Under consumer-driven contract testing, the contract is composed by the consumer, stating their expectations with regards to the interactions that need to be ensured and the format they are to take place in. A mock of the provider is then made based on these expectations. The consumer then tests their app against this mock and hands the result over to the provider for their existing implementation to be validated and adjusted accordingly. They also provide a suite of tests for the consumer-driven contract testing to be performed.
The role of contract testing in testing microservices is very important, in part, because end-to-end tests are less efficient for microservices-based architecture due to the impossibility of defining the full variety of ways in which a microservice can be consumed independently.
In addition to making sure that API endpoint code performs as expected, provides active endpoints, and includes no broken connections, you can use consumer contract-driven testing to discover bugs in consumer workflows and remove discrepancies in endpoint payloads and configurations.
When writing contract tests for a microservice, include only those parts of it that will be active.
As mentioned previously, end-to-end testing cannot be a widely used microservices testing strategy by definition, as any microservices-based architecture represents a collection of loosely connected services.

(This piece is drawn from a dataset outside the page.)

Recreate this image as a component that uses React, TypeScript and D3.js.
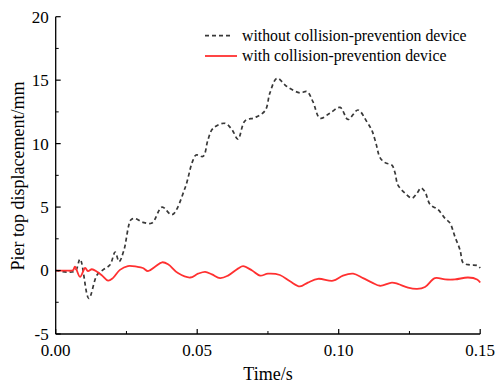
import React, { useEffect, useRef } from "react";
import * as d3 from "d3";

const timeWithout = [0, 0.0068, 0.0086, 0.0117, 0.0146, 0.0167, 0.0192, 0.021, 0.0224, 0.0241, 0.0266, 0.028, 0.0308, 0.034, 0.0376, 0.0411, 0.0457, 0.0482, 0.0496, 0.0521, 0.0538, 0.0556, 0.0598, 0.0623, 0.0644, 0.0669, 0.0704, 0.074, 0.0757, 0.0782, 0.0817, 0.0863, 0.0888, 0.0909, 0.0934, 0.0969, 0.1005, 0.1033, 0.1068, 0.11, 0.1118, 0.1132, 0.1146, 0.1164, 0.1188, 0.1199, 0.1209, 0.1234, 0.1259, 0.1277, 0.1291, 0.1305, 0.1323, 0.1351, 0.1376, 0.1393, 0.1411, 0.1429, 0.144, 0.1464, 0.1489, 0.15];
const dispWithout = [0, -0.05, 0.9, -2.2, -0.35, 0.05, 0.45, 1.45, 0.7, 1.6, 4.0, 4.1, 3.8, 3.75, 5.0, 4.4, 6.5, 8.5, 9.1, 9.0, 10.3, 11.2, 11.6, 11.1, 10.35, 11.8, 12.05, 12.6, 14.0, 15.15, 14.5, 14.0, 14.1, 13.3, 12.0, 12.4, 12.85, 11.9, 12.65, 11.7, 11.0, 10.0, 8.9, 8.5, 8.3, 7.7, 6.75, 6.1, 5.7, 6.1, 6.5, 6.2, 5.2, 4.8, 4.1, 3.75, 2.65, 1.6, 0.6, 0.45, 0.4, 0.2];

const timeWith = [0, 0.0033, 0.0061, 0.0068, 0.0086, 0.0104, 0.0114, 0.0128, 0.0146, 0.0164, 0.0185, 0.0202, 0.0227, 0.0255, 0.0287, 0.0308, 0.0326, 0.0351, 0.0376, 0.0397, 0.0432, 0.0475, 0.0503, 0.0528, 0.0552, 0.0581, 0.0609, 0.0644, 0.0662, 0.0694, 0.0722, 0.075, 0.0792, 0.0828, 0.0863, 0.0891, 0.0927, 0.098, 0.1015, 0.1051, 0.1086, 0.1118, 0.1146, 0.1188, 0.1209, 0.1245, 0.1277, 0.1305, 0.134, 0.1376, 0.1411, 0.1457, 0.1489, 0.15];
const dispWith = [0, 0, 0.02, 0.3, -0.5, 0.2, -0.05, 0.1, -0.1, -0.4, -0.8, -0.6, 0.05, 0.35, 0.3, 0.2, -0.05, 0.3, 0.65, 0.5, -0.2, -0.55, -0.25, -0.1, -0.3, -0.6, -0.4, 0.15, 0.35, 0.0, -0.4, -0.25, -0.35, -0.85, -1.25, -0.95, -0.65, -0.8, -0.4, -0.25, -0.6, -0.95, -1.2, -0.95, -1.05, -1.35, -1.45, -1.3, -0.6, -0.7, -0.7, -0.55, -0.7, -0.95];

const xTicks = [0, 0.05, 0.1, 0.15];
const xTickLabels = ["0.00", "0.05", "0.10", "0.15"];
const yTicks = [-5, 0, 5, 10, 15, 20];
const yTickLabels = ["-5", "0", "5", "10", "15", "20"];
const legendLabels = ["without collision-prevention device", "with collision-prevention device"];
const xTitle = "Time/s";
const yTitle = "Pier top displacement/mm";

export default function App() {
  const ref = useRef<SVGSVGElement>(null);
  useEffect(() => {
    document.body.style.margin = "0";
    const svg = d3.select(ref.current);
    svg.selectAll("*").remove();
    const font = "'Liberation Serif', 'Times New Roman', serif";
    const x = d3.scaleLinear().domain([0, 0.15]).range([55.7, 480.2]);
    const y = d3.scaleLinear().domain([-5, 20]).range([334, 16.7]);

    const line = d3.line<[number, number]>().x(d => x(d[0])).y(d => y(d[1])).curve(d3.curveCatmullRom.alpha(0.5));
    const dW: [number, number][] = timeWithout.map((t, i) => [t, dispWithout[i]]);
    const dR: [number, number][] = timeWith.map((t, i) => [t, dispWith[i]]);

    svg.append("path").attr("d", line(dW)).attr("fill", "none").attr("stroke", "#383838").attr("stroke-width", 1.7).attr("stroke-dasharray", "4,3");
    svg.append("path").attr("d", line(dR)).attr("fill", "none").attr("stroke", "#ff3030").attr("stroke-width", 1.8);

    // axes
    const x0 = x(0), y0 = y(-5);
    svg.append("line").attr("x1", x0).attr("x2", x0).attr("y1", y(20)).attr("y2", y0).attr("stroke", "#000").attr("stroke-width", 1.3);
    svg.append("line").attr("x1", x0).attr("x2", x(0.15)).attr("y1", y0).attr("y2", y0).attr("stroke", "#000").attr("stroke-width", 1.3);

    yTicks.forEach((v, i) => {
      svg.append("line").attr("x1", x0).attr("x2", x0 + 5).attr("y1", y(v)).attr("y2", y(v)).attr("stroke", "#000").attr("stroke-width", 1.2);
      if (i < yTicks.length - 1) {
        const m = v + 2.5;
        svg.append("line").attr("x1", x0).attr("x2", x0 + 3).attr("y1", y(m)).attr("y2", y(m)).attr("stroke", "#000").attr("stroke-width", 1);
      }
      svg.append("text").attr("x", x0 - 7).attr("y", y(v)).attr("dy", "0.35em").attr("text-anchor", "end")
        .attr("font-family", font).attr("font-size", 17).text(yTickLabels[i]);
    });
    xTicks.forEach((v, i) => {
      svg.append("line").attr("x1", x(v)).attr("x2", x(v)).attr("y1", y0).attr("y2", y0 - 5).attr("stroke", "#000").attr("stroke-width", 1.2);
      if (i < xTicks.length - 1) {
        const m = v + 0.025;
        svg.append("line").attr("x1", x(m)).attr("x2", x(m)).attr("y1", y0).attr("y2", y0 - 3).attr("stroke", "#000").attr("stroke-width", 1);
      }
      svg.append("text").attr("x", x(v)).attr("y", 356).attr("text-anchor", "middle")
        .attr("font-family", font).attr("font-size", 17).text(xTickLabels[i]);
    });

    svg.append("text").attr("x", 268).attr("y", 380).attr("text-anchor", "middle").attr("font-family", font).attr("font-size", 18).text(xTitle);
    svg.append("text").attr("transform", "translate(24,176) rotate(-90)").attr("text-anchor", "middle").attr("font-family", font).attr("font-size", 18).text(yTitle);

    // legend
    const ly = [35.7, 56];
    svg.append("line").attr("x1", 205).attr("x2", 233).attr("y1", ly[0]).attr("y2", ly[0]).attr("stroke", "#383838").attr("stroke-width", 1.7).attr("stroke-dasharray", "4,3");
    svg.append("line").attr("x1", 205).attr("x2", 237).attr("y1", ly[1]).attr("y2", ly[1]).attr("stroke", "#ff3030").attr("stroke-width", 1.8);
    legendLabels.forEach((l, i) => {
      svg.append("text").attr("x", 242).attr("y", ly[i]).attr("dy", "0.33em").attr("font-family", font).attr("font-size", 15.8).text(l);
    });
  }, []);
  return <svg ref={ref} width={495} height={383} style={{ display: "block", background: "#fff" }} />;
}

Nevertheless, you cannot dispense with testing the work cycles of your microservices end to end.
Incidentally, the best approach to take is to use the technique called service virtualization, which allows you to mock multiple dependencies without having to use any actual mock objects. In other words, with service virtualization, you can mock the full variety of API-based external components, thus emulating a complete working environment for your microservice.
Microservices testing can be significantly different from testing a monolithic app.
The bulk of your efforts should be focused on sufficiently isolating your microservices from one another and verifying that the contracts between them are fully observed.